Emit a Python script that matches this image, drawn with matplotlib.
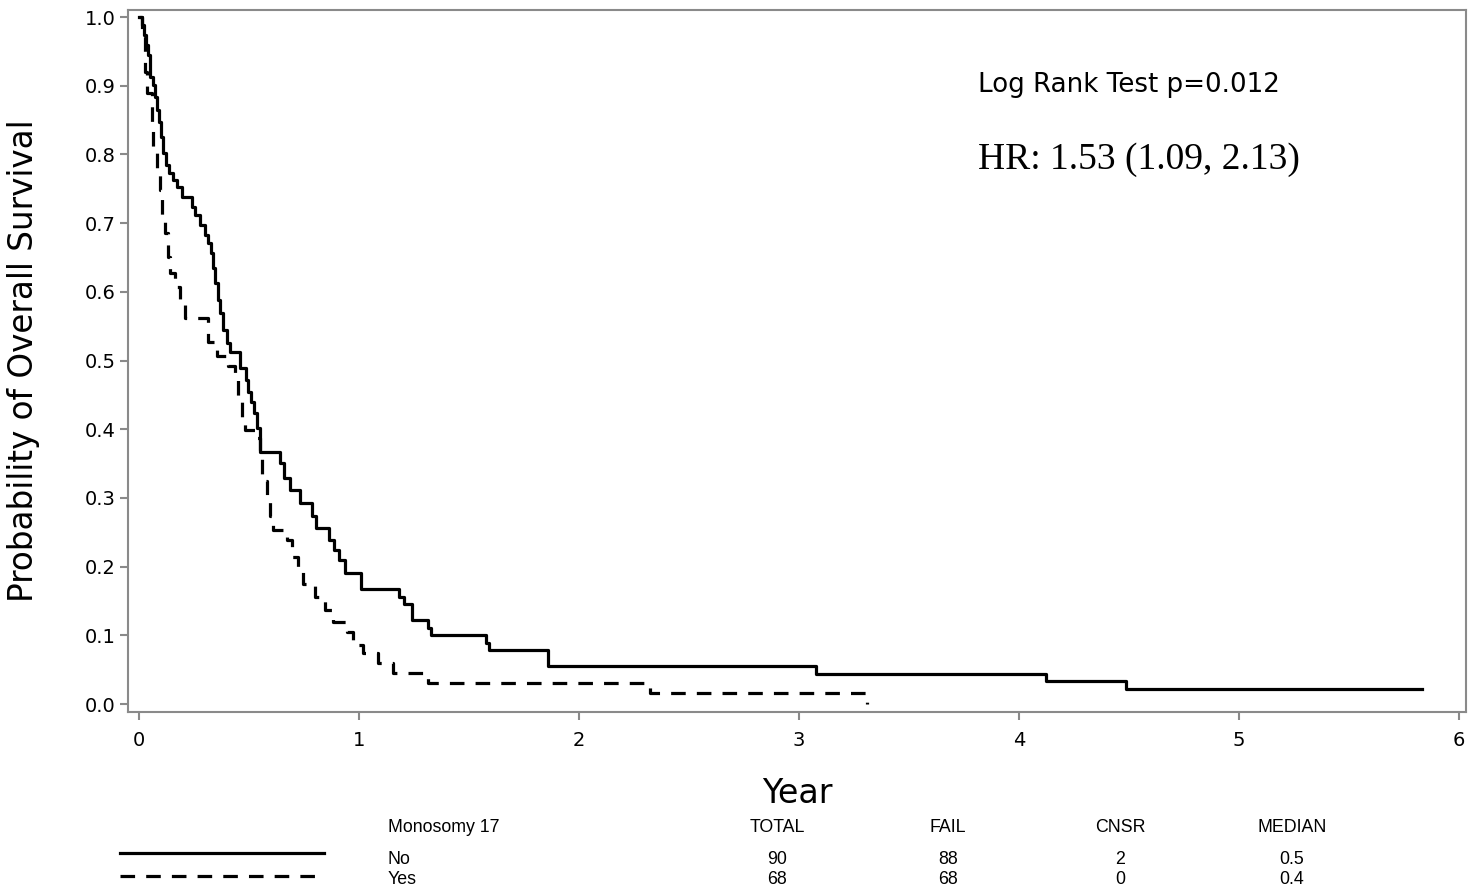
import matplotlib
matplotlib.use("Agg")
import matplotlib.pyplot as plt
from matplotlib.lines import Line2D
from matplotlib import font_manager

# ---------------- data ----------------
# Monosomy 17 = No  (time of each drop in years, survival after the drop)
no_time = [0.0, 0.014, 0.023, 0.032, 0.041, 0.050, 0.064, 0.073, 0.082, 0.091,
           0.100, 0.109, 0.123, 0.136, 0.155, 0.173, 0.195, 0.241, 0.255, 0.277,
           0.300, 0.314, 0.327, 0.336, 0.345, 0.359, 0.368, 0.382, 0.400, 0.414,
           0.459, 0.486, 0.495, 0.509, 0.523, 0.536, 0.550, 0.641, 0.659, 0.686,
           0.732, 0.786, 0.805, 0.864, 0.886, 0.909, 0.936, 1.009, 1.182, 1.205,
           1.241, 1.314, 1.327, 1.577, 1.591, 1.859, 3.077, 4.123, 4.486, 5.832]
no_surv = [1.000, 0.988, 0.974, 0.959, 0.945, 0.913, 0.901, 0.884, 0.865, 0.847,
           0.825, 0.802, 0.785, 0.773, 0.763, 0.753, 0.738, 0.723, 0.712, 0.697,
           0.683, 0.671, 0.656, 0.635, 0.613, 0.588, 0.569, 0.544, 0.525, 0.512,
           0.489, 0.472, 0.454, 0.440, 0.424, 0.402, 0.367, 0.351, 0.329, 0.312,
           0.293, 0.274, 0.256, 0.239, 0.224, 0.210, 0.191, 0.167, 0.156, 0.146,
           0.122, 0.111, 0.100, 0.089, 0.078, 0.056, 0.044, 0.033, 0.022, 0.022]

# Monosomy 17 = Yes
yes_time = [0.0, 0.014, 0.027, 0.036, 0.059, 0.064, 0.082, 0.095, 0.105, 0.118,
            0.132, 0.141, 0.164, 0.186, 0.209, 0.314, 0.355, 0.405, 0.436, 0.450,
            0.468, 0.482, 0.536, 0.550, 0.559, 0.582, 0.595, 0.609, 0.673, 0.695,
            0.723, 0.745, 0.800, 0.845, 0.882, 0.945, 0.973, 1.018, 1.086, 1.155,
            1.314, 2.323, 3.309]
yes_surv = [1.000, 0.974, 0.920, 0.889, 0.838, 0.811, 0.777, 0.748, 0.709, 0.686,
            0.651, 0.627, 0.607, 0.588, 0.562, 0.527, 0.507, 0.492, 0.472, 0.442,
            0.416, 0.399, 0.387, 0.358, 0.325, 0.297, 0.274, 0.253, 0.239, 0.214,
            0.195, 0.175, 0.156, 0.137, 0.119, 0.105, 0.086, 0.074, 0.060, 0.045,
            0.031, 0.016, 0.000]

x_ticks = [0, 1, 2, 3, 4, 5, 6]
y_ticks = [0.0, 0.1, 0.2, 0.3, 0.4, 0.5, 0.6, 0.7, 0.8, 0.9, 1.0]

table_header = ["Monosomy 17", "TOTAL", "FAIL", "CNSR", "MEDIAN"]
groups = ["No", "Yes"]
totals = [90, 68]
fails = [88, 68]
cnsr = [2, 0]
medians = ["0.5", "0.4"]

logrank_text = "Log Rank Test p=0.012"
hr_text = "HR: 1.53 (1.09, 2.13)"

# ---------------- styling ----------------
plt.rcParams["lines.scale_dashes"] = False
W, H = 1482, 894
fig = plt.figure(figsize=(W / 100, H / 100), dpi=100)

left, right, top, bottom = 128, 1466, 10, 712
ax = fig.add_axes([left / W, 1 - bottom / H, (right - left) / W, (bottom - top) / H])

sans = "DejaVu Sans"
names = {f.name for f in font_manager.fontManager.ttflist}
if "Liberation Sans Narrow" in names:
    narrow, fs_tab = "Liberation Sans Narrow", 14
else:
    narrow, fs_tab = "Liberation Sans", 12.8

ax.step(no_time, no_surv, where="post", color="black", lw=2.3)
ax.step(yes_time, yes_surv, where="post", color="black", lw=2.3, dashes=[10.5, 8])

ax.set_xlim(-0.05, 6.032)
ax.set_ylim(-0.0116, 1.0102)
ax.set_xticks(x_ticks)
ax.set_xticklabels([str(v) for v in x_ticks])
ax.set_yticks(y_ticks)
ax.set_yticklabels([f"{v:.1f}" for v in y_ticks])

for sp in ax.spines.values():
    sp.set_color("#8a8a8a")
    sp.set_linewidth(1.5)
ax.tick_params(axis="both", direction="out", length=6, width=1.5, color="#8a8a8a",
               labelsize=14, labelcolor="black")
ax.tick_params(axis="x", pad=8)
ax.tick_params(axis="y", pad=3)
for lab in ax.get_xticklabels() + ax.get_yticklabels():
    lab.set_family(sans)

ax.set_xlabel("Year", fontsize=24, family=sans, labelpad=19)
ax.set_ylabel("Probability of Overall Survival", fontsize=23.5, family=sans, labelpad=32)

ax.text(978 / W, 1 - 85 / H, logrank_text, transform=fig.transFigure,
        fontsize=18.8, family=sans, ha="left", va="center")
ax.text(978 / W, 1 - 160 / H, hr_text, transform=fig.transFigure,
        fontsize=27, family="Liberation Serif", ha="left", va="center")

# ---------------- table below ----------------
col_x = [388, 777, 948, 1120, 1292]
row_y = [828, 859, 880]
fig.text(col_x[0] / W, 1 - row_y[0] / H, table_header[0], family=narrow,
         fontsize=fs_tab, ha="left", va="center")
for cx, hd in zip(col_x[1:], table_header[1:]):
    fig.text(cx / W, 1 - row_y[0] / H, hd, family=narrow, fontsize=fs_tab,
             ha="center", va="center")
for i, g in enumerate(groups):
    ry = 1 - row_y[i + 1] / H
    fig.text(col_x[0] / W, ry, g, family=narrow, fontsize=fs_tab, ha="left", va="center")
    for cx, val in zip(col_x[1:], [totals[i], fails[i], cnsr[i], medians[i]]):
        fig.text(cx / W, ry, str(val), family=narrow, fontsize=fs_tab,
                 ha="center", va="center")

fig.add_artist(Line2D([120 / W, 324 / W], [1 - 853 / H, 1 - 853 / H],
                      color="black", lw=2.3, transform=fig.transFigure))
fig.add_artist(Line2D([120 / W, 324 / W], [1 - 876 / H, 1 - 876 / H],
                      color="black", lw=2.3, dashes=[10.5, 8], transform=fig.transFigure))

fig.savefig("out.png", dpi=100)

##############################

• Written problem: Copy out every line with the word "matplotlib".

• Reply:
Emit a Python script that matches this image, drawn with matplotlib.
import matplotlib
matplotlib.use("Agg")
import matplotlib.pyplot as plt
from matplotlib.lines import Line2D
from matplotlib import font_manager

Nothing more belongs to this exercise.